To compound these four difficulties, the pharmaceutical company was unable to provide any single medical record for an already diagnosed patient. In the absence of any examples, Volv undertook to build a methodology that would learn about the disease automatically from publicly available data.
We made a number of statements of intention as follows: to deliver patient cohort selection performance above current, manual best practice,; to derive new insights into diagnosing the disease; to become better at diagnosis than experienced specialist clinicians.
Deriving diagnostic models for rare diseases manually, based on input from experts, is problematic for several reasons, including the evolving nature of experts’ understanding, the complexity of disease processes, and cognitive biases associated with human decision-making [Elstein, Schwarz 2002].
Testing & Results
The Volv approach lifts clinical accuracy for the detection of at-risk patients to world-class levels of precision.

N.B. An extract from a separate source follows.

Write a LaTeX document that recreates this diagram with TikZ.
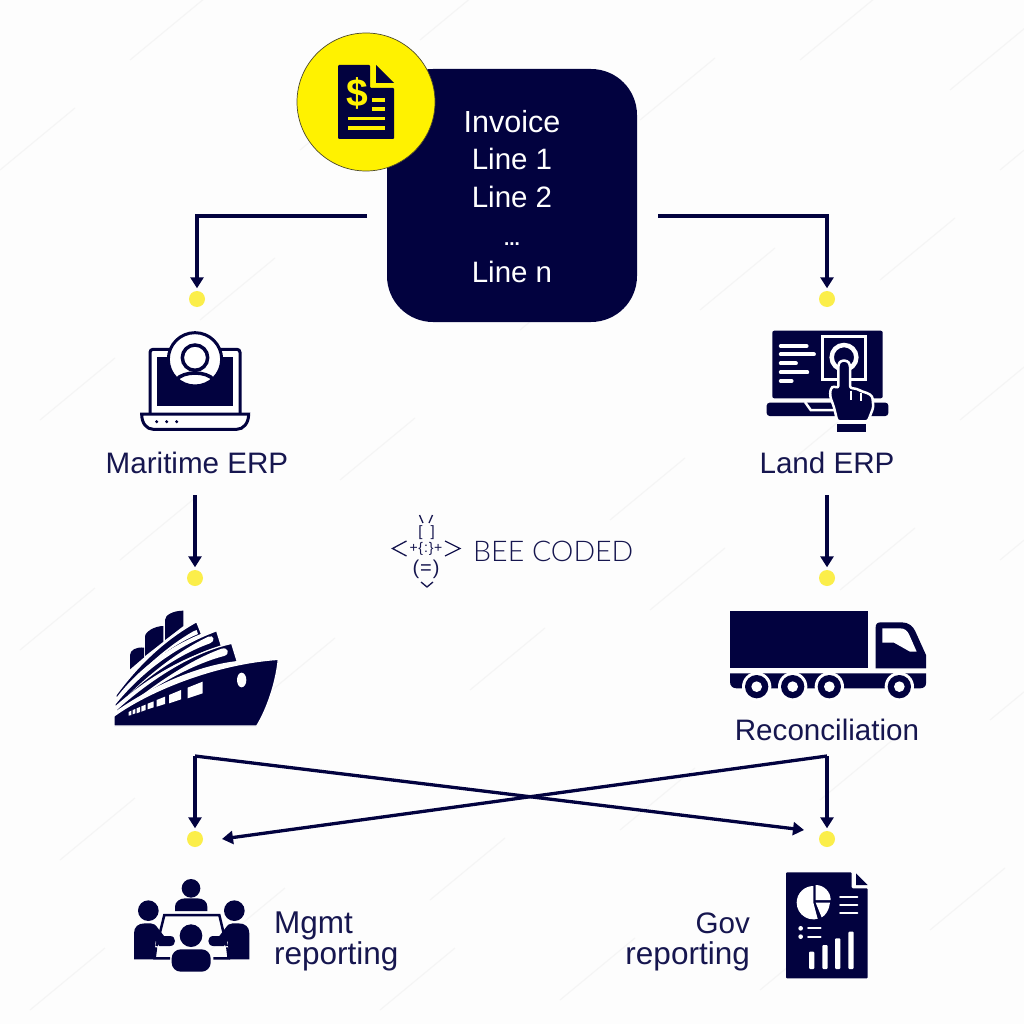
\documentclass[tikz,border=0pt]{standalone}
\usepackage{fontspec}
\setmainfont{Liberation Sans}
\newfontfamily\lightf{Lato Light}
\usetikzlibrary{arrows.meta}
\definecolor{navy}{HTML}{02023F}
\definecolor{labelc}{HTML}{16164F}
\definecolor{sun}{HTML}{FFF200}
\definecolor{dotc}{HTML}{FBEE4A}
\definecolor{bg}{HTML}{FDFDFD}
\definecolor{streak}{HTML}{F5F5F5}
\tikzset{
  px/.style 2 args={shift={(#1,#2)},x=0.33333pt,y=-0.33333pt},
  conn/.style={draw=navy,line width=3.3pt,-{Triangle[length=11pt,width=13pt]},shorten >=2.5pt},
  dotn/.style={circle,fill=dotc,minimum size=16pt,inner sep=0pt},
  lbl/.style={text=labelc,font=\fontsize{29.6}{31}\selectfont,inner sep=0pt,anchor=base},
  lblb/.style={text=labelc,font=\fontsize{31.5}{33}\selectfont,inner sep=0pt,anchor=base},
  boxline/.style={text=white,font=\fontsize{29.5}{31}\selectfont,inner sep=0pt,anchor=base}
}
\begin{document}
\begin{tikzpicture}[x=1pt,y=-1pt]
\useasboundingbox (0,0) rectangle (1024,1024);
\fill[bg] (0,0) rectangle (1024,1024);
% faint background streaks
\foreach \a/\b in {0/170,130/60,300/150,420/40,640/120,800/60,950/90,40/420,200/320,520/330,700/310,880/280,1000/170,20/650,120/560,340/480,610/520,780/470,960/420,60/860,260/700,470/690,650/610,840/590,1000/560,30/1010,210/950,430/900,620/830,820/800,990/720,380/1010,560/1000,760/990,930/930}{
  \draw[streak,line width=1.2pt] (\a,\b) -- ++(75,-62);
}
% main box
\fill[navy,rounded corners=46pt] (387,69) rectangle (637,322);
\node[circle,fill=sun,draw=navy!70!sun,line width=.7pt,minimum size=138pt,inner sep=0pt] (badge) at (366,102) {};
% invoice icon
\fill[navy,rounded corners=1pt] (338,65) -- (370,65) -- (370,88) -- (394,88) -- (394,139) -- (338,139) -- cycle;
\fill[navy] (376,65) -- (394,83) -- (376,83) -- cycle;
\node[text=sun,font=\fontsize{39}{39}\selectfont\bfseries,inner sep=0pt] (dollar) at (357,93) {\$};
\foreach \yy in {118.5,128}{\fill[sun] (348,\yy-1.8) rectangle (385,\yy+1.8);}
\foreach \yy in {100,109}{\fill[sun] (372,\yy-1.8) rectangle (385,\yy+1.8);}
% box text
\node[boxline,font=\fontsize{30.5}{31}\selectfont] (t1) at (512,133) {Invoice};
\node[boxline] (t2) at (512,170) {Line 1};
\node[boxline] (t3) at (512,208) {Line 2};
\node[boxline,font=\fontsize{19}{20}\selectfont\bfseries] (t4) at (512,245) {...};
\node[boxline] (t5) at (512,282) {Line n};
% dots
\node[dotn] (d1) at (197,299) {};
\node[dotn] (d2) at (827,299) {};
\node[dotn] (d3) at (195,578) {};
\node[dotn] (d4) at (827,578) {};
\node[dotn] (d5) at (195,839) {};
\node[dotn] (d6) at (827,839) {};
% connectors
\coordinate (s1) at (367,216);
\coordinate (s2) at (658,216);
\coordinate (s3) at (195,495);
\coordinate (s4) at (827,495);
\coordinate (s5) at (195,756);
\coordinate (s6) at (827,756);
\coordinate (e5) at (222,839);
\coordinate (e6) at (804,830);
\draw[conn] (s1) -| (d1);
\draw[conn] (s2) -| (d2);
\draw[conn] (s3) -- (d3);
\draw[conn] (s4) -- (d4);
\draw[conn] (s5) -- (d5);
\draw[conn] (s6) -- (d6);
\draw[conn,shorten >=0pt] (s5) -- (e6);
\draw[conn,shorten >=0pt] (s6) -- (e5);
% labels
\node[lbl] (l1) at (197,473) {Maritime ERP};
\node[lbl] (l2) at (827,473) {Land ERP};
\node[lbl] (l3) at (827,740) {Reconciliation};
\node[lblb,anchor=base west] (l4) at (274,933) {Mgmt};
\node[lblb,anchor=base west] (l5) at (274,964) {reporting};
\node[lbl,anchor=base east] (l6) at (750,933) {Gov};
\node[lblb,anchor=base east] (l7) at (750,964) {reporting};
% BEE CODED logo
\node[text=labelc,font=\lightf\fontsize{28.5}{30}\selectfont,inner sep=0pt,anchor=base west] (bee) at (473,561) {BEE CODED};
\begin{scope}[labelc,line width=1.3pt]
\draw (419.5,515) -- (423,523); \draw (432.5,515) -- (429,523);
\draw (406.5,541) -- (392.5,548.5) -- (406.5,556);
\draw (445,541) -- (460,548.5) -- (445,556);
\draw (421,582) -- (427,587) -- (433,582);
\end{scope}
\node[text=labelc,font=\fontsize{15}{15}\selectfont,inner sep=0pt] (b1) at (426.5,533) {[\hspace{8pt}]};
\node[text=labelc,font=\fontsize{14}{14}\selectfont,inner sep=0pt] (b2) at (426,549) {+\kern.5pt\{\kern1pt:\kern1pt\}\kern.5pt+};
\node[text=labelc,font=\fontsize{20}{20}\selectfont,inner sep=0pt] (b3) at (426,569) {(\kern1pt=\kern1pt)};
% left laptop
\begin{scope}[px={90}{320}]
\draw[navy,line width=3pt,fill=white,rounded corners=3pt] (180,285) -- (180,88) -- (450,88) -- (450,285);
\fill[navy] (202,110) rectangle (430,258);
\draw[navy,line width=3pt,fill=white] (155,282) -- (476,282) .. controls (476,310) and (460,328) .. (440,328) -- (190,328) .. controls (170,328) and (155,310) .. (155,282) -- cycle;
\foreach \q in {200,230,260}{\fill[navy] (\q,305) circle (5);}
\draw[navy,line width=3pt,fill=white] (315,118) circle (80);
\draw[navy,line width=3.5pt] (315,113) circle (38);
\draw[navy,line width=3.5pt] (258,180) .. controls (280,152) and (350,152) .. (372,180);
\end{scope}
% right laptop
\begin{scope}[px={740}{320}]
\fill[navy,rounded corners=2pt] (97,32) rectangle (428,235);
\foreach \w/\yy in {200/78,222/103,168/130,202/157,155/183}{\draw[white,line width=3.8pt,line cap=round] (122,\yy) -- (\w,\yy);}
\draw[white,line width=3pt] (247,49) rectangle (376,178);
\draw[white,line width=4.5pt] (312,112) circle (37);
\fill[navy,rounded corners=3pt] (80,248) -- (445,248) -- (445,288) -- (80,288) -- cycle;
\draw[white,line width=2.5pt] (195,246) -- (212,270) -- (290,270);
\draw[white,line width=2.5pt,fill=navy,line join=round,rounded corners=2.5pt] (295,205) -- (295,133) -- (302,122) -- (322,122) -- (330,133) -- (330,205) -- (345,205) -- (358,210) -- (366,215) -- (380,218) -- (397,228) -- (400,262) -- (384,304) -- (292,304) -- (282,262) -- (270,228) -- (272,205) -- (282,198) -- cycle;
\draw[white,line width=2pt] (333,212) -- (333,240);
\draw[white,line width=2pt] (363,218) -- (363,242);
\fill[navy] (290,312) rectangle (378,335);
\end{scope}
% ship
\begin{scope}[px={100}{600}]
\fill[navy] (90,208) -- (90,165) .. controls (90,150) and (110,140) .. (132,143) -- (132,172) -- cycle;
\fill[navy] (135,168) -- (135,110) .. controls (135,95) and (165,78) .. (190,78) -- (190,125) -- cycle;
\fill[navy] (195,120) -- (195,60) .. controls (195,45) and (220,32) .. (250,32) -- (250,78) -- cycle;
\filldraw[navy,draw=white,line width=1.3pt] (48,285) .. controls (110,200) and (190,120) .. (290,65) -- (305,103) .. controls (200,145) and (110,215) .. (48,298) -- cycle;
\fill[white] (75,268) .. controls (130,205) and (200,140) .. (280,94) -- (290,90) -- (294,102) .. controls (210,137) and (130,205) .. (75,268) -- cycle;
\filldraw[navy,draw=white,line width=1.3pt] (45,312) .. controls (120,220) and (220,140) .. (350,92) -- (365,140) .. controls (240,175) and (130,245) .. (45,322) -- cycle;
\fill[white,line join=round] (85,285) .. controls (150,220) and (240,150) .. (325,110) .. controls (342,103) and (347,124) .. (330,130) .. controls (240,162) and (150,225) .. (85,285) -- cycle;
\filldraw[navy,draw=white,line width=1.3pt] (42,335) .. controls (130,255) and (260,160) .. (395,130) -- (412,185) .. controls (280,200) and (140,270) .. (42,340) -- cycle;
\fill[white] (100,305) .. controls (170,250) and (270,180) .. (365,146) .. controls (384,140) and (392,162) .. (372,168) .. controls (280,192) and (180,250) .. (100,305) -- cycle;
\filldraw[navy,draw=white,line width=1.3pt] (42,348) .. controls (150,270) and (350,190) .. (535,178) .. controls (528,250) and (500,330) .. (470,378) -- (42,378) -- cycle;
\fill[white] (263,263) -- (308,245) -- (308,280) -- (263,295) -- cycle;
\fill[white] (207,285) -- (243,270) -- (243,298) -- (207,310) -- cycle;
\fill[white] (170,300) -- (195,290) -- (195,312) -- (170,320) -- cycle;
\fill[white] (143,311) -- (161,304) -- (161,322) -- (143,328) -- cycle;
\fill[white] (124,319) -- (137,314) -- (137,330) -- (124,335) -- cycle;
\fill[white] (110,325) -- (120,321) -- (120,336) -- (110,340) -- cycle;
\fill[white] (98,330) -- (106,327) -- (106,340) -- (98,343) -- cycle;
\fill[white] (86,336) -- (94,332) -- (94,345) -- (86,347) -- cycle;
\fill[white] (425,240) ellipse (14 and 22);
\end{scope}
% truck
\begin{scope}[px={720}{600}]
\fill[navy] (30,33) rectangle (445,205);
\fill[navy] (467,205) -- (467,82) .. controls (467,72) and (472,67) .. (482,67) -- (545,67) .. controls (565,67) and (578,78) .. (585,92) -- (618,165) -- (618,205) -- cycle;
\fill[white] (487,85) -- (540,85) .. controls (555,85) and (562,92) .. (568,105) -- (590,155) -- (570,155) -- (522,128) -- (487,128) -- cycle;
\fill[navy] (30,220) -- (618,220) -- (618,250) .. controls (618,260) and (610,265) .. (600,265) -- (50,265) .. controls (38,265) and (30,258) .. (30,245) -- cycle;
\foreach \q in {110,218,328,538}{
  \fill[white] (\q,260) circle (44);
  \fill[navy] (\q,260) circle (35);
  \fill[white] (\q,260) circle (16);
}
\end{scope}
% meeting
\begin{scope}[px={120}{870}]
\draw[navy,line width=2.5pt] (110,228) -- (133,135) -- (298,135) -- (320,228);
\draw[navy,line width=2.5pt] (108,232) -- (104,265) -- (150,265);
\draw[navy,line width=2.5pt] (322,232) -- (326,265) -- (280,265);
\fill[navy] (213,55) circle (28);
\fill[navy] (165,123) -- (165,110) .. controls (165,95) and (180,85) .. (195,85) -- (232,85) .. controls (250,85) and (262,95) .. (262,110) -- (262,123) -- cycle;
\fill[navy] (85,122) circle (31);
\fill[navy] (343,122) circle (31);
\fill[navy] (42,268) -- (42,190) .. controls (42,170) and (55,160) .. (75,160) -- (92,160) .. controls (102,160) and (107,165) .. (114,175) -- (132,198) -- (150,198) .. controls (170,198) and (170,228) .. (150,228) -- (118,228) -- (107,212) -- (102,268) -- cycle;
\fill[navy] (388,268) -- (388,190) .. controls (388,170) and (375,160) .. (355,160) -- (338,160) .. controls (328,160) and (323,165) .. (316,175) -- (298,198) -- (280,198) .. controls (260,198) and (260,228) .. (280,228) -- (312,228) -- (323,212) -- (328,268) -- cycle;
\fill[navy] (213,197) circle (34);
\fill[navy,rounded corners=9pt] (155,305) -- (155,238) -- (272,238) -- (272,305) -- cycle;
\end{scope}
% report
\begin{scope}[px={770}{860}]
\fill[navy,rounded corners=1pt] (48,37) -- (245,37) -- (245,85) -- (293,85) -- (293,355) -- (48,355) -- cycle;
\fill[navy] (258,40) -- (293,75) -- (258,75) -- cycle;
\fill[white] (130,128) -- (130,78) arc[start angle=-90,end angle=-285,radius=50] -- cycle;
\fill[white] (137,120) -- (137,75) arc[start angle=-90,end angle=0,radius=45] -- cycle;
\fill[white] (137,128) -- (180,128) .. controls (178,150) and (165,168) .. (155,172) -- cycle;
\foreach \yy in {112,135,158}{\draw[white,line width=2pt,line cap=round] (210,\yy) -- (262,\yy);}
\foreach \yy in {205,230}{\fill[white] (92,\yy) circle (7); \draw[white,line width=2pt,line cap=round] (114,\yy) -- (152,\yy);}
\foreach \xa/\ya in {117/275,157/255,195/235,235/215}{\fill[white,rounded corners=1pt] (\xa,\ya) rectangle (\xa+16,327);}
\end{scope}
\end{tikzpicture}
\end{document}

It outperformed the existing, state-of-the-art prediction models with a two thirds reduction in error rate. The sensitivity of prediction models to false positives is measured using Area Under the ROC Curve (‘AUC’). In terms of AUC, 1.00 is perfect accuracy (no false positives), and Volv’s prediction model achieved a rating of 0.935, which is well above the human performance level of 0.76 and the best alternative models (Kopcke and Miotto).
- Volv model gives
- accuracy =90.8% (standard error = 0.4%) and
- AUC = 93.5% (standard error= 0.1%);
- Kopcke model (L2-regularised logistic regression on full feature set [Kopcke et al. 2013]) gives
- accuracy = 73.1%(standard error = 1.1%) and
- AUC= 74.9% (standard error = 1.0%);
- Miotto (classification based on relevance scoring on full feature set [Miotto, Weng 2015]) gives
- accuracy = 74.2% (standard error= 1.0%) and
- AUC = 75.8%(standard error = 1.0%)
When the system and methodology were used to augment the physician the accuracy rose to 0.975.